Не знаю, насколько это значимо и в какой мере является свидетельством исключительности, что индивид должен так согласовывать свои мельчайшие прогулки с общим движением человечества; но я знаю, что нечто сродни миграционному инстинкту у птиц и четвероногих — который, как известно, в некоторых случаях затрагивал племя белок, побуждая их к общему и таинственному движению, при котором их видели, как говорят некоторые, пересекающими широчайшие реки, каждую на своей щепке, с поднятым хвостом в качестве паруса, и наводящими мосты через более узкие потоки из своих мертвых тел, — что нечто подобное furor, который поражает домашний скот весной и который приписывают червю в хвосте, — затрагивает как нации, так и индивидов, либо постоянно, либо время от времени. Не стая диких гусей прогогочет над нашим городом, чтобы это в какой-то мере не поколебало стоимость недвижимости здесь, и если бы я был брокером, я бы, вероятно, принял это беспокойство в расчет.
«Тогда людей влечет в паломничества, / И странников — искать чужие берега».

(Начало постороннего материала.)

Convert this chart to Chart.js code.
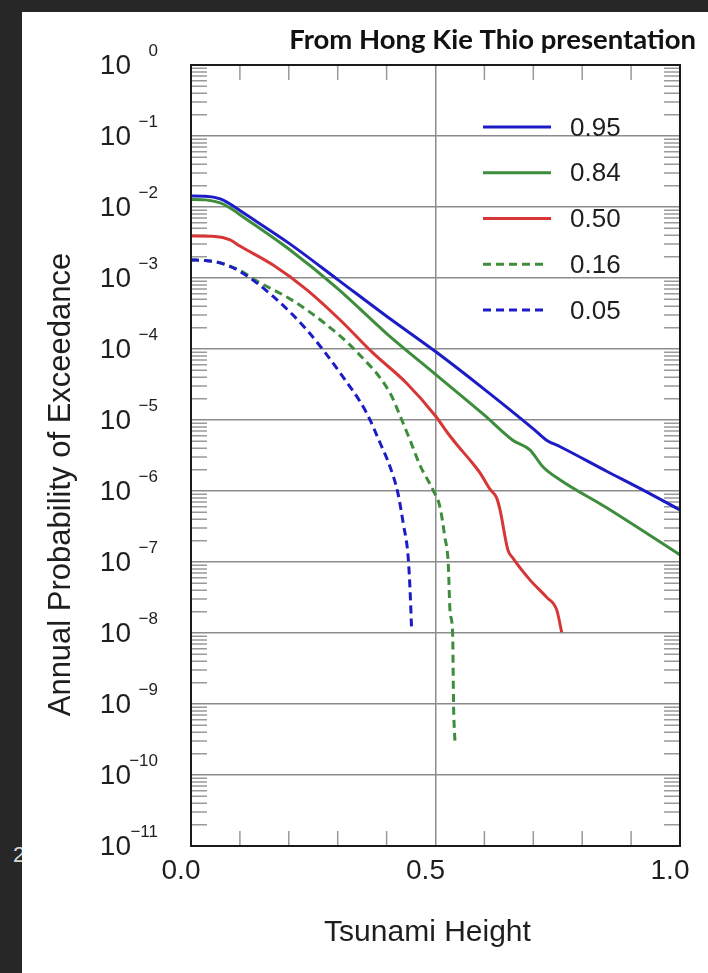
<!DOCTYPE html>
<html>
<head>
<meta charset="utf-8">
<script src="https://cdn.jsdelivr.net/npm/chart.js@4.4.0/dist/chart.umd.min.js"></script>
<style>
  html, body { margin: 0; padding: 0; }
  body { width: 708px; height: 973px; background: #272727; position: relative; overflow: hidden; }
  #slide-num { position: absolute; left: 13px; top: 842px; font: 22px "Liberation Sans", Arial, sans-serif; color: #d8d8d8; }
  #panel { position: absolute; left: 22px; top: 12px; width: 686px; height: 961px; background: #fff; }
</style>
</head>
<body>
<div id="slide-num">2</div>
<div id="panel"><canvas id="chart"></canvas></div>
<script>
// Hazard curves: annual probability of exceedance vs tsunami height, by fractile
const LABELS = ["0.95", "0.84", "0.50", "0.16", "0.05"];

const x95 = [0, 0.03, 0.06, 0.08, 0.1, 0.2, 0.3, 0.4, 0.5, 0.6, 0.7, 0.727, 0.755, 0.85, 0.92, 1.0];
const p95 = [1.43e-2, 1.42e-2, 1.30e-2, 1.10e-2, 8.9e-3, 3.1e-3, 9.5e-4, 2.89e-4, 9.2e-5, 2.7e-5, 7.5e-6, 5.2e-6, 4.2e-6, 1.9e-6, 1.07e-6, 5.4e-7];

const x84 = [0, 0.03, 0.06, 0.08, 0.1, 0.2, 0.3, 0.4, 0.5, 0.6, 0.658, 0.693, 0.72, 0.755, 0.85, 1.0];
const p84 = [1.28e-2, 1.26e-2, 1.14e-2, 9.7e-3, 7.8e-3, 2.56e-3, 7.1e-4, 1.65e-4, 4.4e-5, 1.17e-5, 5.2e-6, 3.8e-6, 2.18e-6, 1.43e-6, 5.8e-7, 1.26e-7];

const x50 = [0, 0.05, 0.08, 0.1, 0.168, 0.237, 0.305, 0.372, 0.441, 0.5, 0.526, 0.546, 0.571, 0.591, 0.611, 0.625, 0.632, 0.648, 0.658, 0.693, 0.727, 0.748, 0.758];
const p50 = [3.9e-3, 3.85e-3, 3.43e-3, 2.82e-3, 1.52e-3, 6.8e-4, 2.56e-4, 8.8e-5, 3.3e-5, 1.14e-5, 6.4e-6, 4.3e-6, 2.7e-6, 1.8e-6, 1.07e-6, 8.0e-7, 5.4e-7, 1.48e-7, 1.14e-7, 5.6e-8, 3.2e-8, 2.1e-8, 1.03e-8];

const x16 = [0, 0.03, 0.06, 0.1, 0.134, 0.202, 0.27, 0.339, 0.407, 0.427, 0.448, 0.468, 0.495, 0.509, 0.519, 0.526, 0.530, 0.535, 0.537, 0.540];
const p16 = [1.8e-3, 1.76e-3, 1.63e-3, 1.28e-3, 9.1e-4, 5.1e-4, 2.4e-4, 9.1e-5, 2.4e-5, 1.17e-5, 5.2e-6, 2.32e-6, 1.03e-6, 6.0e-7, 2.27e-7, 9.7e-8, 1.9e-8, 1.0e-8, 9.2e-10, 2.8e-10];

const x05 = [0, 0.03, 0.06, 0.1, 0.168, 0.237, 0.305, 0.359, 0.387, 0.407, 0.423, 0.434, 0.444, 0.448, 0.451];
const p05 = [1.8e-3, 1.76e-3, 1.63e-3, 1.24e-3, 5.5e-4, 1.85e-4, 4.6e-5, 1.26e-5, 4.7e-6, 2.2e-6, 9.4e-7, 3.5e-7, 1.19e-7, 4.0e-8, 1.2e-8];

const X_TICKS = [0, 0.5, 1.0];
const Y_EXPONENTS = [0, -1, -2, -3, -4, -5, -6, -7, -8, -9, -10, -11];

const FONT = '"Liberation Sans", Arial, Helvetica, sans-serif';
const BLUE = "#1c1cc6", GREEN = "#3d8d3d", RED = "#d63636";

const pts = (xs, ps) => xs.map((x, i) => ({ x, y: ps[i] }));

function series(i, xs, ps, color, dashed, order) {
  return {
    label: LABELS[i], data: pts(xs, ps),
    borderColor: color, borderWidth: 3, borderDash: dashed ? [8, 5] : [],
    pointRadius: 0, fill: false, cubicInterpolationMode: "monotone", order
  };
}

// frame, inward minor ticks, exponent labels, axis titles and the legend
const decorations = {
  id: "decorations",
  beforeDatasetsDraw(chart) {
    const { ctx, chartArea: a, scales: { x, y } } = chart;
    ctx.save();
    ctx.strokeStyle = "#9a9a9a";
    ctx.lineWidth = 1.5;
    ctx.beginPath();
    for (let e = -11; e < 0; e++) {
      for (let m = 2; m <= 9; m++) {
        const py = y.getPixelForValue(m * Math.pow(10, e));
        ctx.moveTo(a.left, py); ctx.lineTo(a.left + 16, py);
        ctx.moveTo(a.right, py); ctx.lineTo(a.right - 16, py);
      }
    }
    for (let i = 1; i < 10; i++) {
      if (i === 5) continue;
      const px = x.getPixelForValue(i / 10);
      ctx.moveTo(px, a.top); ctx.lineTo(px, a.top + 15);
      ctx.moveTo(px, a.bottom); ctx.lineTo(px, a.bottom - 15);
    }
    ctx.stroke();
    ctx.restore();
  },
  afterDatasetsDraw(chart) {
    const { ctx, chartArea: a, scales: { y } } = chart;
    ctx.save();
    ctx.strokeStyle = "#1a1a1a";
    ctx.lineWidth = 2;
    ctx.strokeRect(a.left, a.top, a.right - a.left, a.bottom - a.top);

    ctx.fillStyle = "#1e1e1e";
    ctx.textBaseline = "middle";
    ctx.textAlign = "right";
    Y_EXPONENTS.forEach(k => {
      const py = y.getPixelForValue(Math.pow(10, k));
      ctx.font = "28px " + FONT;
      ctx.fillText("10", a.left - 60, py + 1);
      ctx.font = "17px " + FONT;
      ctx.fillText(k === 0 ? "0" : "\u2212" + (-k), a.left - 33, py - 14);
    });

    // axis titles
    ctx.textAlign = "center";
    ctx.font = "30px " + FONT;
    ctx.fillText("Tsunami Height", (a.left + a.right) / 2 - 8, a.bottom + 87);
    ctx.save();
    ctx.translate(a.left - 130, (a.top + a.bottom) / 2 + 29);
    ctx.rotate(-Math.PI / 2);
    ctx.font = "31px " + FONT;
    ctx.fillText("Annual Probability of Exceedance", 0, 0);
    ctx.restore();

    // legend
    ctx.textAlign = "left";
    ctx.font = "26px " + FONT;
    chart.data.datasets.forEach((ds, i) => {
      const ly = a.top + 62 + i * 45.75;
      const dashed = ds.borderDash.length > 0;
      ctx.strokeStyle = ds.borderColor;
      ctx.lineWidth = 3;
      ctx.setLineDash(ds.borderDash);
      ctx.beginPath();
      ctx.moveTo(a.left + 292, ly);
      ctx.lineTo(a.left + 292 + (dashed ? 62 : 68), ly);
      ctx.stroke();
      ctx.setLineDash([]);
      ctx.fillText(ds.label, a.left + 379, ly + 1.5);
    });

    // slide caption
    ctx.textAlign = "right";
    ctx.textBaseline = "alphabetic";
    ctx.fillStyle = "#111";
    ctx.font = "bold 27.5px Lato, " + FONT;
    ctx.fillText("From Hong Kie Thio presentation", 674, 37);
    ctx.restore();
  }
};

new Chart(document.getElementById("chart"), {
  type: "line",
  data: {
    datasets: [
      series(0, x95, p95, BLUE, false, 2),
      series(1, x84, p84, GREEN, false, 3),
      series(2, x50, p50, RED, false, 4),
      series(3, x16, p16, GREEN, true, 1),
      series(4, x05, p05, BLUE, true, 0)
    ]
  },
  options: {
    responsive: true,
    maintainAspectRatio: false,
    animation: false,
    layout: { padding: { left: 0, right: 28, top: 53, bottom: 0 } },
    plugins: { legend: { display: false }, tooltip: { enabled: false } },
    scales: {
      x: {
        type: "linear", min: 0, max: 1,
        afterBuildTicks: s => { s.ticks = X_TICKS.map(v => ({ value: v })); },
        afterFit: s => { s.height = 127; },
        border: { display: false },
        grid: { color: "#8c8c8c", lineWidth: 1.5, drawTicks: false },
        ticks: {
          padding: 8, labelOffset: -10, maxRotation: 0, autoSkip: false,
          color: "#1e1e1e", font: { family: FONT, size: 28 },
          callback: v => v.toFixed(1)
        }
      },
      y: {
        type: "logarithmic", min: 1e-11, max: 1,
        afterBuildTicks: s => { s.ticks = Y_EXPONENTS.map(k => ({ value: Math.pow(10, k) })); },
        afterFit: s => { s.width = 169; },
        border: { display: false },
        grid: { color: "#8c8c8c", lineWidth: 1.5, drawTicks: false },
        ticks: { display: false }
      }
    }
  },
  plugins: [decorations]
});
</script>
</body>
</html>
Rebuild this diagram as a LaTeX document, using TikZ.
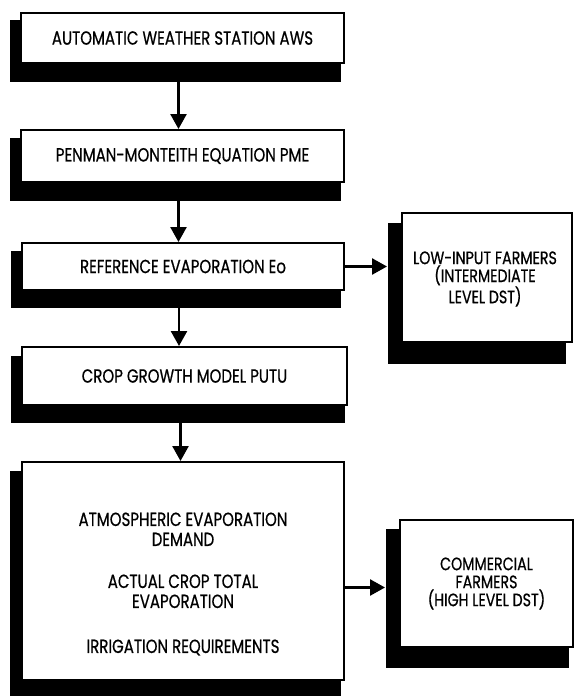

Каждый закат, который я наблюдаю, внушает мне желание отправиться на Запад, такой же далекий и прекрасный, как тот, в который уходит солнце. Кажется, что оно ежедневно мигрирует на запад и искушает нас следовать за ним. Оно — Великий Западный Первопроходец, за которым следуют народы. Мы всю ночь мечтаем о тех горных хребтах на горизонте, пусть даже они состоят лишь из пара, которые в последний раз были позолочены его лучами. Остров Атлантида, острова и сады Гесперид, своего рода земной рай, по-видимому, были Великим Западом древних, окутанным тайной и поэзией. Кто не видел в воображении, глядя на закатное небо, сады Гесперид и фундамент всех этих басен?